Short task → Take the listing from its first line through the line that contains "YAxis, ReferenceLine, ReferenceDot" and please retype those lines exactly, leaving out the pictures.

--- BEGIN Supplied data ---

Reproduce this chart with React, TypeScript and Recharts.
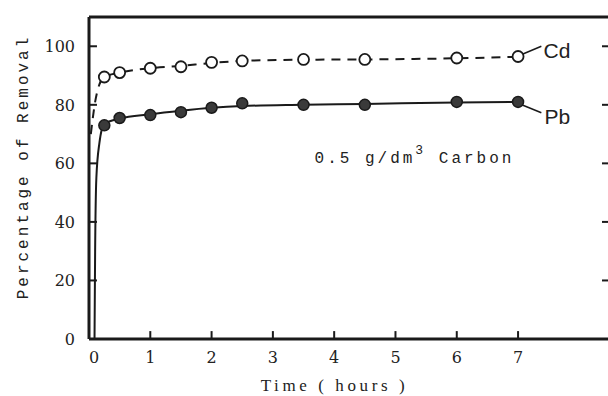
import { ComposedChart, Scatter, XAxis, YAxis, ReferenceLine, ReferenceDot } from 'recharts';

// measured times (hours)
const times = [0.25, 0.5, 1, 1.5, 2, 2.5, 3.5, 4.5, 6, 7];
const cdValues = [89.5, 91, 92.5, 93, 94.5, 95, 95.5, 95.5, 96, 96.5];
const pbValues = [73, 75.5, 76.5, 77.5, 79, 80.5, 80, 80, 81, 81];

// hand-drawn fitted curves
const cdCurveX = [0.03, 0.1, 0.17, 0.25, 0.5, 1, 1.5, 2, 2.5, 3.5, 4.5, 6, 7];
const cdCurveY = [70, 81, 87, 89.5, 91, 92.5, 93.3, 94.3, 95, 95.4, 95.5, 95.9, 96.4];
const pbCurveX = [0.09, 0.1, 0.12, 0.17, 0.25, 0.5, 1, 1.5, 2, 2.5, 3.5, 4.5, 6, 7];
const pbCurveY = [0, 30, 55, 67, 73.5, 75.3, 76.8, 78, 79, 79.6, 80, 80.3, 80.8, 81];

const xTicks = [0, 1, 2, 3, 4, 5, 6, 7];
const yTicks = [0, 20, 40, 60, 80, 100];
const rightTicks = [20, 40, 60, 80, 100];

const X_MAX = 8.5;
const Y_MAX = 110;
// inward tick length in axis units (about 8px)
const X_TICK_LEN = 0.13;
const Y_TICK_LEN = 2.7;

const cdPoints = times.map((t, i) => ({ x: t, y: cdValues[i] }));
const pbPoints = times.map((t, i) => ({ x: t, y: pbValues[i] }));
const cdCurve = cdCurveX.map((t, i) => ({ x: t, y: cdCurveY[i] }));
const pbCurve = pbCurveX.map((t, i) => ({ x: t, y: pbCurveY[i] }));

// tick marks as short two-point segments
const leftSegs = yTicks.filter((v) => v > 0).map((v) => [{ x: 0, y: v }, { x: X_TICK_LEN, y: v }]);
const bottomSegs = xTicks.filter((v) => v > 0).map((v) => [{ x: v, y: 0 }, { x: v, y: Y_TICK_LEN }]);
const rightMarks = rightTicks.map((v) => ({ x: X_MAX, y: v }));

const serif = 'DejaVu Serif';
const mono = 'Liberation Mono';
const ink = '#1a1a1a';

const LeftTick = (p: any) => {
  const { x, y, payload } = p;
  return (
    <text x={Number(x)} y={Number(y)} dy={6} textAnchor="end" fontFamily={serif} fontSize={16} fill="#222">
      {payload.value}
    </text>
  );
};

const BottomTick = (p: any) => {
  const { x, y, payload } = p;
  const v = payload.value;
  return (
    <text x={v === 0 ? Number(x) + 5 : Number(x)} y={Number(y)} textAnchor="middle" fontFamily={serif} fontSize={16} fill="#222">
      {v}
    </text>
  );
};

const MarkLeft = (p: any) => <line x1={p.cx - 8} x2={p.cx} y1={p.cy} y2={p.cy} stroke={ink} strokeWidth={2} />;

const Hollow = (p: any) => (
  <circle cx={p.cx} cy={p.cy} r={5.5} fill="#fff" stroke={ink} strokeWidth={1.8} />
);
const Filled = (p: any) => (
  <circle cx={p.cx} cy={p.cy} r={5.5} fill="#3a3a3a" stroke={ink} strokeWidth={1.5} />
);
const NoShape = () => <g />;

export default function App() {
  return (
    <div style={{ position: 'absolute', left: 0, top: 0, width: 608, height: 396, overflow: 'hidden', background: '#fff' }}>
      <ComposedChart width={614} height={396} margin={{ top: 16, right: 3, bottom: 27, left: 29 }}>
        <XAxis
          xAxisId="b"
          type="number"
          dataKey="x"
          domain={[0, X_MAX]}
          ticks={xTicks}
          tickSize={0}
          tickMargin={24}
          tick={<BottomTick />}
          height={30}
          axisLine={{ stroke: ink, strokeWidth: 3 }}
          tickLine={false}
          label={{
            content: (lp: any) => {
              const vb = lp.viewBox;
              return (
                <text x={vb.x + vb.width / 2 - 15} y={391} textAnchor="middle" fontFamily="Liberation Serif" fontSize={17} letterSpacing={3.6} fill="#222">
                  Time ( hours )
                </text>
              );
            },
          }}
        />
        <XAxis
          xAxisId="t"
          orientation="top"
          type="number"
          dataKey="x"
          domain={[0, X_MAX]}
          height={1}
          tick={false}
          tickLine={false}
          axisLine={{ stroke: ink, strokeWidth: 3 }}
        />
        <YAxis
          yAxisId="l"
          type="number"
          dataKey="y"
          domain={[0, Y_MAX]}
          ticks={yTicks}
          width={60}
          tickSize={0}
          tickMargin={14}
          tick={<LeftTick />}
          tickLine={false}
          axisLine={{ stroke: ink, strokeWidth: 3 }}
          label={{
            content: () => (
              <text x={22} y={167} transform="rotate(-90, 22, 167)" dy={6} textAnchor="middle" fontFamily={mono} fontSize={16} letterSpacing={3} fill="#222">
                Percentage of Removal
              </text>
            ),
          }}
        />
        <YAxis
          yAxisId="r"
          orientation="right"
          type="number"
          dataKey="y"
          domain={[0, Y_MAX]}
          width={1}
          tick={false}
          tickLine={false}
          axisLine={{ stroke: ink, strokeWidth: 3 }}
        />

        {leftSegs.map((seg, i) => (
          <Scatter
            key={`ls${i}`}
            xAxisId="b"
            yAxisId="l"
            data={seg}
            line={{ stroke: ink, strokeWidth: 2 }}
            shape={<NoShape />}
            isAnimationActive={false}
          />
        ))}
        {bottomSegs.map((seg, i) => (
          <Scatter
            key={`bs${i}`}
            xAxisId="b"
            yAxisId="l"
            data={seg}
            line={{ stroke: ink, strokeWidth: 2 }}
            shape={<NoShape />}
            isAnimationActive={false}
          />
        ))}
        <Scatter xAxisId="b" yAxisId="l" data={rightMarks} shape={<MarkLeft />} isAnimationActive={false} />

        <Scatter
          xAxisId="b"
          yAxisId="l"
          data={pbCurve}
          line={{ stroke: ink, strokeWidth: 2 }}
          lineJointType="monotoneX"
          shape={<NoShape />}
          isAnimationActive={false}
        />
        <Scatter
          xAxisId="b"
          yAxisId="l"
          data={cdCurve}
          line={{ stroke: ink, strokeWidth: 2, strokeDasharray: '9 7' }}
          lineJointType="monotoneX"
          shape={<NoShape />}
          isAnimationActive={false}
        />
        <Scatter xAxisId="b" yAxisId="l" data={pbPoints} shape={<Filled />} isAnimationActive={false} />
        <Scatter xAxisId="b" yAxisId="l" data={cdPoints} shape={<Hollow />} isAnimationActive={false} />

        <ReferenceLine
          xAxisId="b"
          yAxisId="l"
          segment={[{ x: 7.06, y: 97.2 }, { x: 7.38, y: 100 }]}
          stroke={ink}
          strokeWidth={1.5}
        />
        <ReferenceLine
          xAxisId="b"
          yAxisId="l"
          segment={[{ x: 7.06, y: 80 }, { x: 7.38, y: 77.3 }]}
          stroke={ink}
          strokeWidth={1.5}
        />
        <ReferenceDot
          xAxisId="b"
          yAxisId="l"
          x={7.4}
          y={100}
          r={0}
          label={{
            content: (lp: any) => (
              <text x={lp.viewBox.x + 1} y={lp.viewBox.y + 12} fontFamily="Liberation Sans" fontSize={21} fill="#222">
                Cd
              </text>
            ),
          }}
        />
        <ReferenceDot
          xAxisId="b"
          yAxisId="l"
          x={7.4}
          y={77.3}
          r={0}
          label={{
            content: (lp: any) => (
              <text x={lp.viewBox.x + 2} y={lp.viewBox.y + 11} fontFamily="Liberation Sans" fontSize={21} fill="#222">
                Pb
              </text>
            ),
          }}
        />
        <ReferenceDot
          xAxisId="b"
          yAxisId="l"
          x={3.68}
          y={60}
          r={0}
          label={{
            content: (lp: any) => (
              <text x={lp.viewBox.x} y={lp.viewBox.y} fontFamily={mono} fontSize={16} letterSpacing={3} fill="#222">
                0.5 g/dm
                <tspan fontSize={13} dy={-9}>3</tspan>
                <tspan dy={9}> Carbon</tspan>
              </text>
            ),
          }}
        />
      </ComposedChart>
    </div>
  );
}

--- END Supplied data ---

Expected answer →
Reproduce this chart with React, TypeScript and Recharts.
import { ComposedChart, Scatter, XAxis, YAxis, ReferenceLine, ReferenceDot } from 'recharts';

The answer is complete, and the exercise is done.